1. August 2008

Kurioses, kurz kommentiert: Wie schädigt man die SPD?

Der Antragsgegner (Wolfgang Clement) hat der Partei durch die öffentliche Aufforderung, die SPD und ihre Spitzenkandidatin bei der Landtagswahl in Hessen nicht zu wählen, schweren politischen Schaden zugefügt.

Nicht erforderlich dafür ist ..., dass seine öffentlichen Äußerungen zu einer konkret messbaren Einbuße an Wählerstimmen für die Partei geführt haben. (...)

Der schwere politische Schaden liegt vielmehr darin, dass der Antragsgegner durch sein Verhalten mit dem ihm in der Öffentlichkeit aufgrund seiner früheren politischen Funktionen noch beigemessenen Gewicht entscheidend dazu beigetragen hat, dass in der Schlussphase des hessischen Wahlkampfes und danach und mit Blick auf die Breitenwirkung in den Medien bundesweit das Bild von einer zerstrittenen Partei vermittelt worden ist."
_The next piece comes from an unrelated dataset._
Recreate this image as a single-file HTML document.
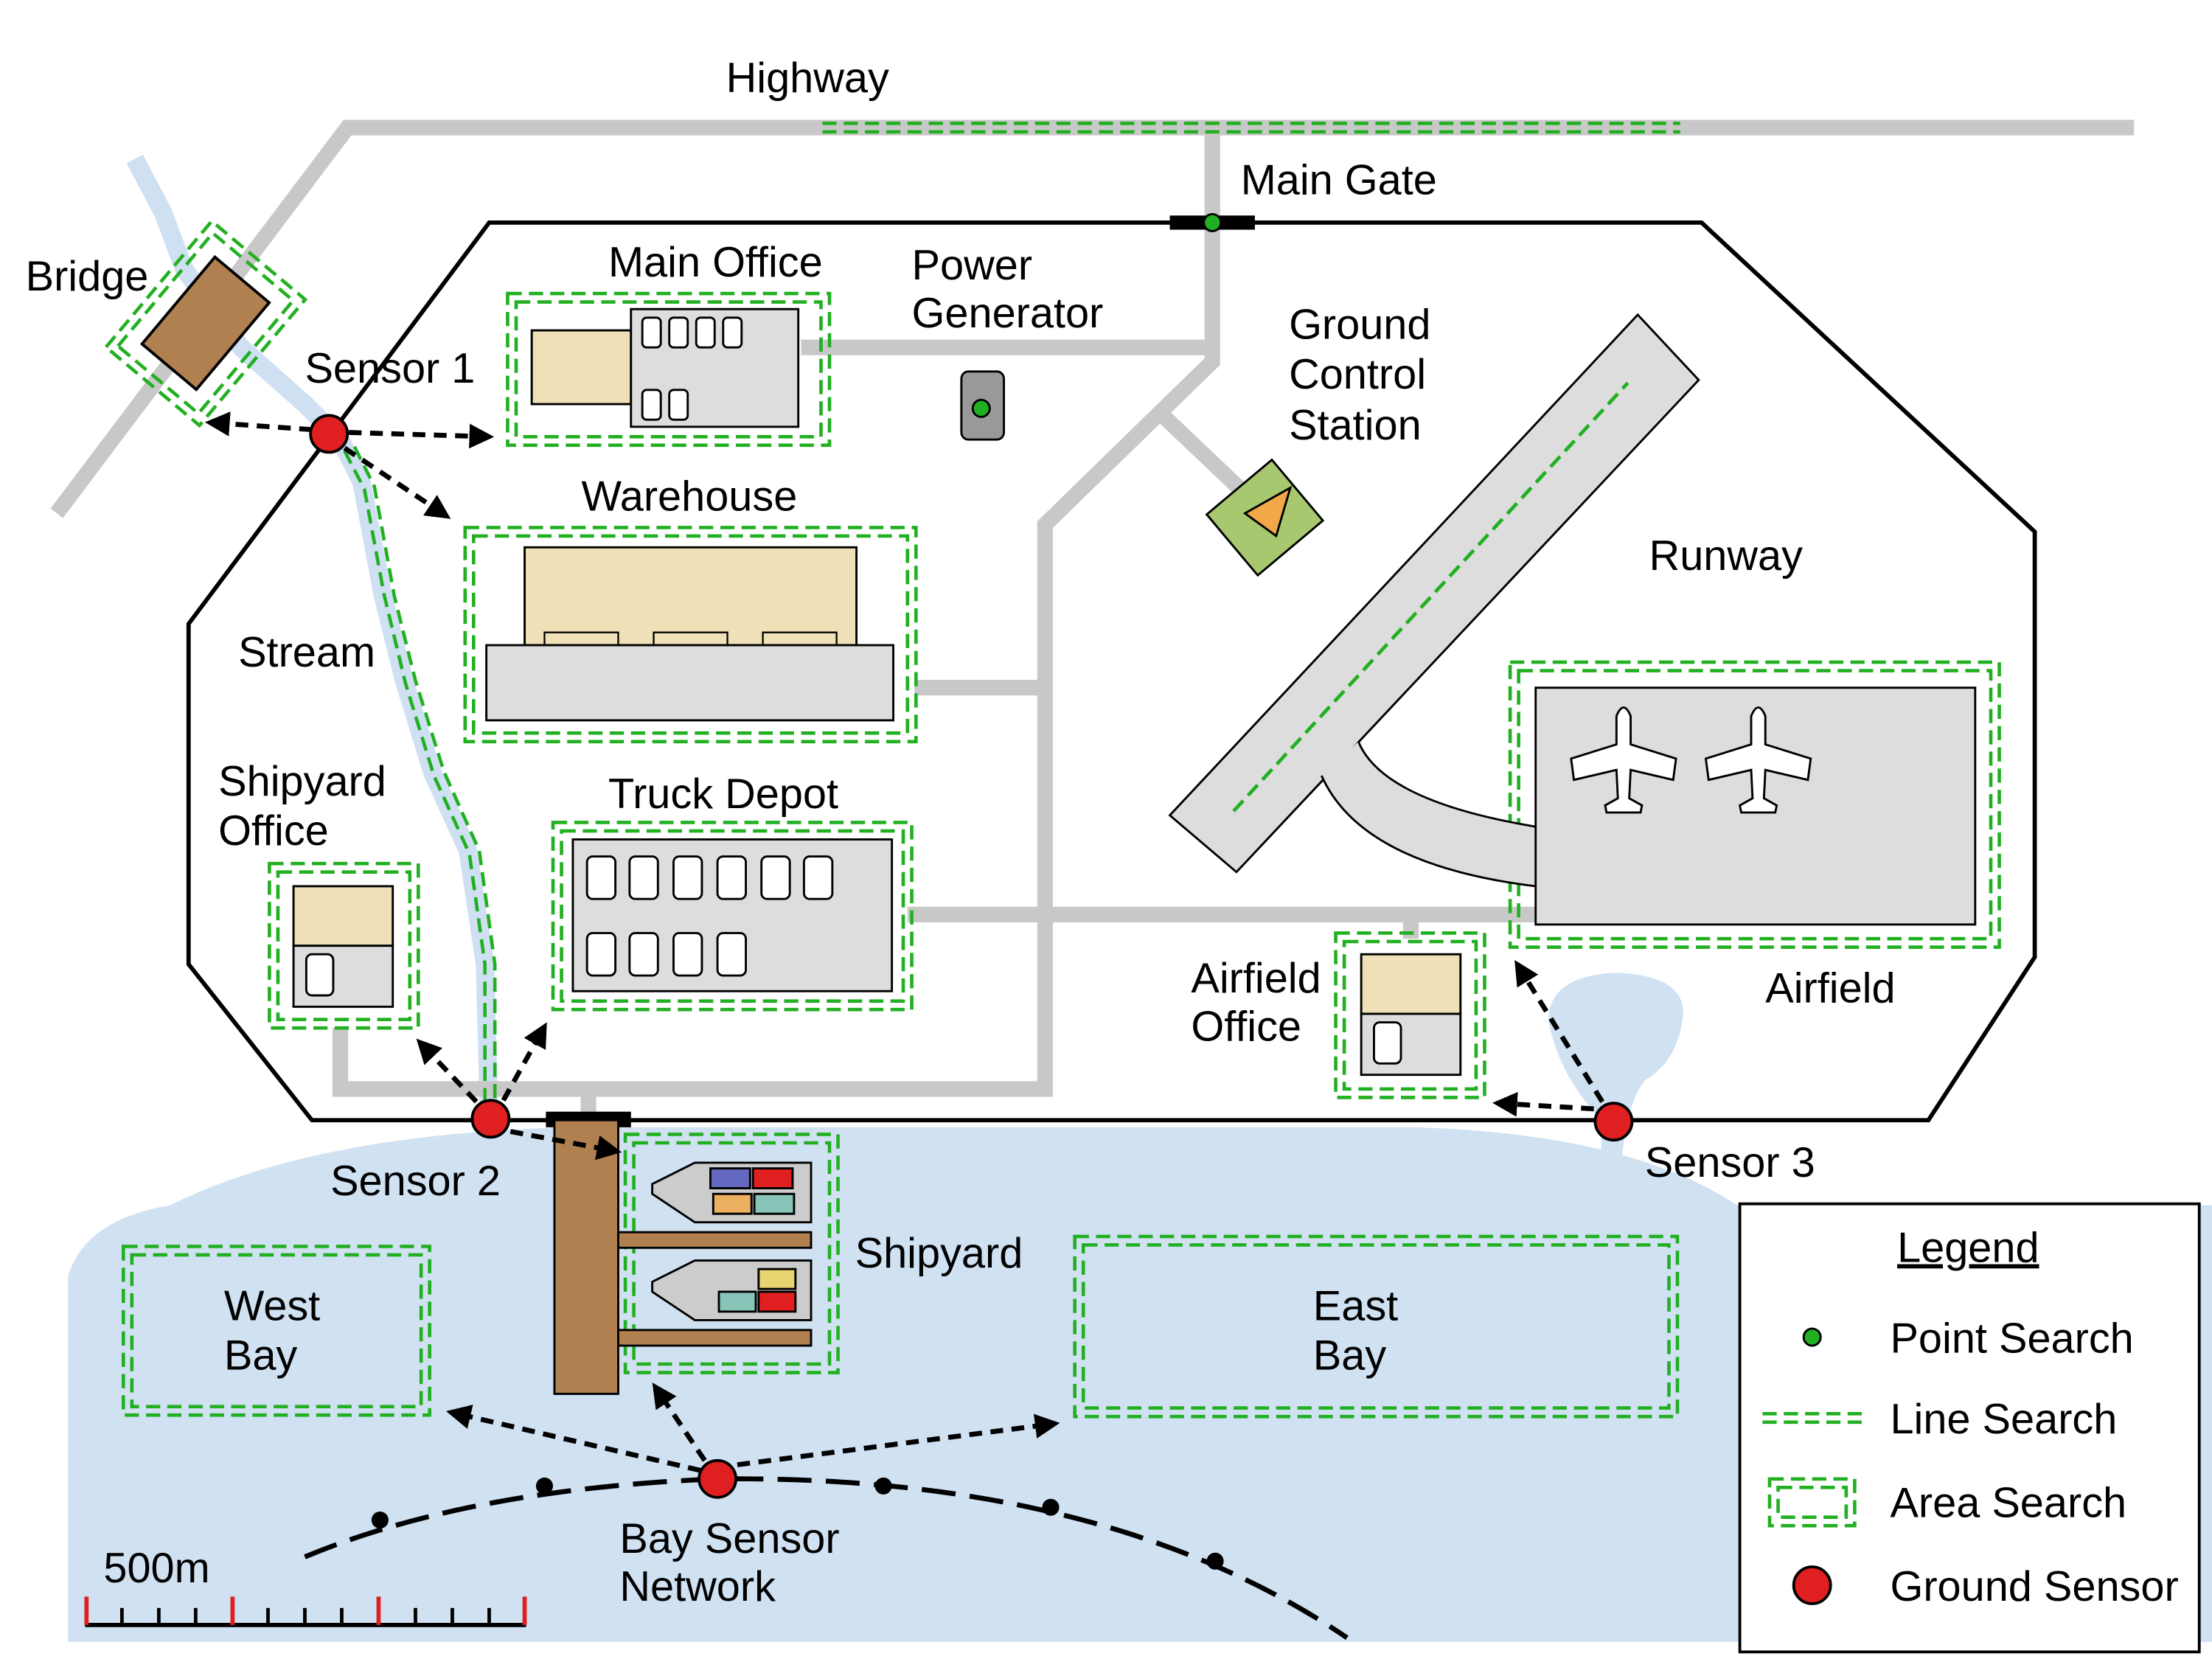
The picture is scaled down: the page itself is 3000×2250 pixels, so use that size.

Die Schiedskommission der nordrhein-westfälsichen SPD in der Begründung ihrer Entscheidung, Wolfgang Clement aus der SPD auszuschließen.

Kommentar: Unter allen Kuriositäten, die ich bisher in dieser Rubrik kommentiert habe, scheint mir dies die kurioseste zu sein. Denn:

Eine Schiedskommission wirft, statt es bei der von der Vorinstanz ausgesprochenen Rüge zu belassen, Wolfgang Clement aus der SPD.

Dies löst, wie zu erwarten, in einem Teil der SPD freudige Zustimmung und in einem anderen Entsetzen aus, das von Kommentaren wie "suizidale(r) Charakter" (Otto Schily), "unfassbar und grotesk" (Rainer Wend, Abgeordneter des Bundestags aus NRW) und "lächerlich und beängstigend" (sein Kollege Reinhard Schultz) bis zu der Ankündigung des Leipziger Bundestagsabgeordnete Gunter Weißgerber (SPD) reicht, im Fall eines Ausschlusses von Wolfgang Clement ebenfalls die SPD zu verlassen.

Die Berichte über diese Reaktionen tragen Überschriften wie "Clements Parteiausschluss spaltet die SPD" ("Welt Online"), "Clements Rauswurf entzweit die SPD" ("Spiegel- Online") und "Clement- Ausschluss spaltet die SPD" ("Süddeutsche Zeitung").

Und jetzt lesen wir noch einmal nach, wegen welchen Verhaltens das Schiedsgericht den Genossen Clement zum Ausschluß aus der SPD verdonnert hat. Nicht, weil seine Äußerung die SPD meßbar Stimmen in Hessen gekostet hätte. Sondern weil "bundesweit das Bild von einer zerstrittenen Partei vermittelt worden ist".